• 3:05 AM
  • Wednesday
  • May 22, 2024

Fortune Magazine “Top 50 Powerful Women” member sees even greater opportunities for Women CEOs

Ctrip CEO, Jane Sun has made the Fortune list for the past three years, she says there’s room for more Asian women executives across a broader range of industries

Ctrip CEO Jane Sun has overseen double-digit revenue growth and a China market share of 60%

SHANGHAI (Staff Writers and PRNewswire)

Fortune Magazine recently named Ctrip CEO Jane Sun as one of the top 50 businesswomen in the world in its “Most Powerful Women International” list. After becoming CEO in 2016, Ms. Sun has received the award every year for the last three years, in recognition of her role in making Ctrip Asia’s largest online travel agency and expanding the company’s operations overseas.

Additionally, Fortune recognized Sun’s work in advocacy for women’s rights, and the policies she has put in place to help women excel in their careers at Ctrip. “This year’s Fortune list is an indicator of what’s to come, more and more women at the helms of important businesses,” she said, “I congratulate this year’s honorees on their achievements and look forward to being joined by more of my peers in the years to come.”

As the CEO of a major Internet company, an industry in which women have been typically underrepresented, Jane Sun understands the challenges faced by the modern businesswoman.
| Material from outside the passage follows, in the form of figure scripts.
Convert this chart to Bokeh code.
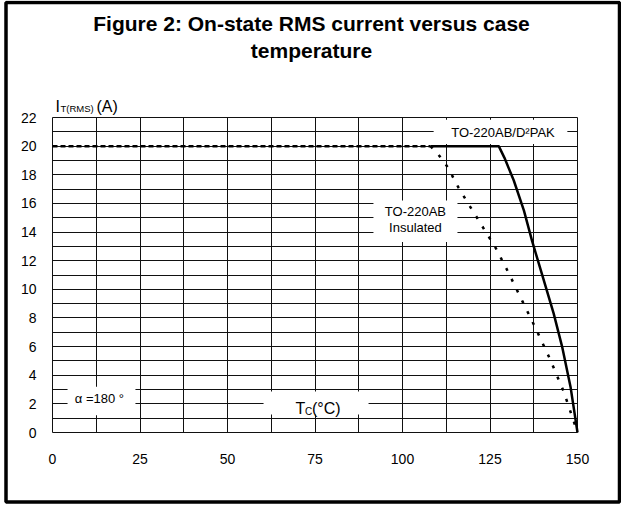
from bokeh.plotting import figure
from bokeh.models import Range1d, FixedTicker, Label, BoxAnnotation
from bokeh.embed import file_html
from bokeh.resources import INLINE

# ---- data ----
x_ticks = [0, 25, 50, 75, 100, 125, 150]
y_ticks = [0, 2, 4, 6, 8, 10, 12, 14, 16, 18, 20, 22]
x_grid = [0, 12.5, 25, 37.5, 50, 62.5, 75, 87.5, 100, 112.5, 125, 137.5, 150]
y_grid = list(range(0, 23))

# TO-220AB / D2PAK (solid)
d2pak_x = [108, 127.5, 129.1, 131.8, 134.7, 137.0, 140.4, 143.2, 145.6, 148.0, 150]
d2pak_y = [20, 20, 19.2, 17.6, 15.5, 13.4, 10.6, 8.3, 6.0, 3.2, 0]

# TO-220AB Insulated (dashed)
ins_x = [0, 108, 110, 113, 116, 119, 122.3, 126.6, 130, 134, 138, 142, 146, 150]
ins_y = [20, 20, 19.5, 18.5, 17.1, 15.9, 14.6, 12.9, 11.3, 9.3, 7.3, 5.2, 2.9, 0]

FONT = "Liberation Sans"
W, H = 621, 507
# plot area (0..150 x 0..22) sits at px 52..577 horizontally, 117..432 vertically
PX_X = 525 / 150.0
PX_Y = 315 / 22.0
x0 = -52 / PX_X
x1 = 150 + (W - 577) / PX_X
y0 = -(H - 432) / PX_Y
y1 = 22 + 117 / PX_Y

p = figure(width=W, height=H, x_range=Range1d(x0, x1), y_range=Range1d(y0, y1),
           output_backend="svg", toolbar_location=None,
           min_border_left=0, min_border_right=0, min_border_top=0, min_border_bottom=0)
p.title.visible = False
p.background_fill_color = "white"
p.border_fill_color = "white"
p.outline_line_color = None

# axes (drawn at fixed positions inside the canvas)
p.xaxis.ticker = FixedTicker(ticks=x_ticks)
p.yaxis.ticker = FixedTicker(ticks=y_ticks)
p.xaxis.fixed_location = 0
p.yaxis.fixed_location = 0
for ax in (p.xaxis[0], p.yaxis[0]):
    ax.axis_line_color = None
    ax.major_tick_line_color = None
    ax.minor_tick_line_color = None
    ax.major_label_text_font = FONT
    ax.major_label_text_color = "#000000"
p.xaxis.major_label_text_font_size = "14px"
p.yaxis.major_label_text_font_size = "14px"
p.xaxis.major_label_standoff = 15
p.yaxis.major_label_standoff = 10

# grid
p.xgrid.ticker = FixedTicker(ticks=x_grid)
p.ygrid.ticker = FixedTicker(ticks=y_grid)
p.xgrid.bounds = (0, 150)
p.xgrid.cross_bounds = (0, 22)
p.ygrid.bounds = (0, 22)
p.ygrid.cross_bounds = (0, 150)
for g in (p.xgrid[0], p.ygrid[0]):
    g.grid_line_color = "#111111"
    g.grid_line_width = 1
    g.level = "image"

# white label boxes that break the grid
boxes = [
    (108.9, 147.1, 20.15, 21.85),
    (91.7, 115.7, 13.3, 16.2),
    (4.3, 23.7, 1.2, 3.2),
    (60.3, 90.3, 1.26, 2.86),
]
for l, r, b, t in boxes:
    p.add_layout(BoxAnnotation(left=l, right=r, bottom=b, top=t, fill_color="white",
                               fill_alpha=1, line_color=None, level="underlay"))

# curves
p.line(ins_x[:2], ins_y[:2], line_color="black", line_width=2.5, line_dash="5 3")
p.line(ins_x[1:], ins_y[1:], line_color="black", line_width=2.5, line_dash="3 9")
p.line(d2pak_x, d2pak_y, line_color="black", line_width=2.5)

def lab(x, y, text, size, align="center", baseline="middle", xo=0, yo=0, bold=False):
    p.add_layout(Label(x=x, y=y, text=text, text_font=FONT, text_font_size=size,
                       text_align=align, text_baseline=baseline, x_offset=xo, y_offset=yo,
                       text_font_style="bold" if bold else "normal", text_color="black"))

def px2x(px):
    return (px - 52) / PX_X

def py2y(py):
    return (432 - py) / PX_Y

# title
lab(px2x(311), py2y(23), "Figure 2: On-state RMS current versus case", "21px", bold=True)
lab(px2x(311), py2y(50), "temperature", "21px", bold=True)

# y axis label  I_T(RMS)(A)
lab(px2x(55), py2y(106), "I", "16px", align="left", baseline="alphabetic")
lab(px2x(55), py2y(106), "T(RMS)", "9.5px", align="left", baseline="alphabetic", xo=5, yo=-2)
lab(px2x(55), py2y(106), "(A)", "16px", align="left", baseline="alphabetic", xo=41)

# curve labels
lab(128.7, 20.97, "TO-220AB/D\u00b2PAK", "13px")
lab(103.7, 15.42, "TO-220AB", "13px")
lab(103.7, 14.34, "Insulated", "13px")
lab(13.4, 2.35, "\u03b1 =180 \u00b0", "13px")

# x axis label  T_C(°C)
lab(69.4, 1.65, "T", "16px", align="left", baseline="alphabetic")
lab(69.4, 1.65, "C", "10px", align="left", baseline="alphabetic", xo=9.5, yo=-3)
lab(69.4, 1.65, "(\u00b0C)", "16px", align="left", baseline="alphabetic", xo=16.5)

# outer frame
p.add_layout(BoxAnnotation(left=px2x(5.5), right=px2x(619), top=py2y(2), bottom=py2y(501.5),
                           fill_alpha=0, line_color="black", line_alpha=1, line_width=3.5,
                           level="overlay"))

open("out.html", "w").write(file_html(p, INLINE))
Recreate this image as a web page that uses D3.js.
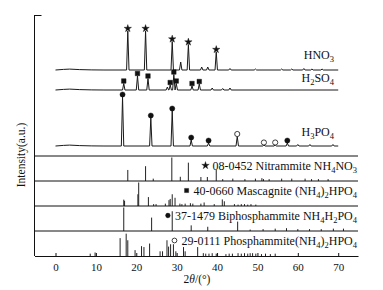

This year, over a third of honorees were new to the list, and overwhelmingly drawn from industries that have scarcely seen female leadership. As a veteran recipient of the honor, Sun said it was encouraging to see wider representation of women in business, and particularly, in typically male-led industries. “It is a great honor to continue to be among such brilliant peers on the Fortune Most Powerful Women list,” said Sun. “It is even more significant that, this year, we are joined by so many new members from industries in which they can make meaningful change.”

According to Fortune, today only 14 of the world’s 500 largest companies are run by women. Sun is confident, though, that businesses like hers are making headway in supporting their female workers to reach their full potential. Over one-third of high-level executives at Ctrip are female, and women make up over half of the company’s workforce. “Irrespective of gender, we should celebrate the unique skills and achievements of our staff,” she said.

Mainland China ranks among the highest nations for top-level executive positions for women. Thirty per cent of senior Chinese business executives are women; that number is similar to Australia and New Zealand but well ahead of the United States, double that of India and six times the rate of female executives in Japan.

Under Sun’s leadership, Ctrip has implemented a host of policies to support women in achieving their highest potential in their careers, without having to make the choice between a family and a career. Expectant mothers enjoy a taxi allowance, while young families benefit from the company’s generous leave and remote working policies.

When female employees give birth the company pays a US$800 gift to the parents, in addition to US$3,000 that is put toward the child’s education. Ctrip also supports workers that choose to put off starting a family with its oocyte cryopreservation subsidy.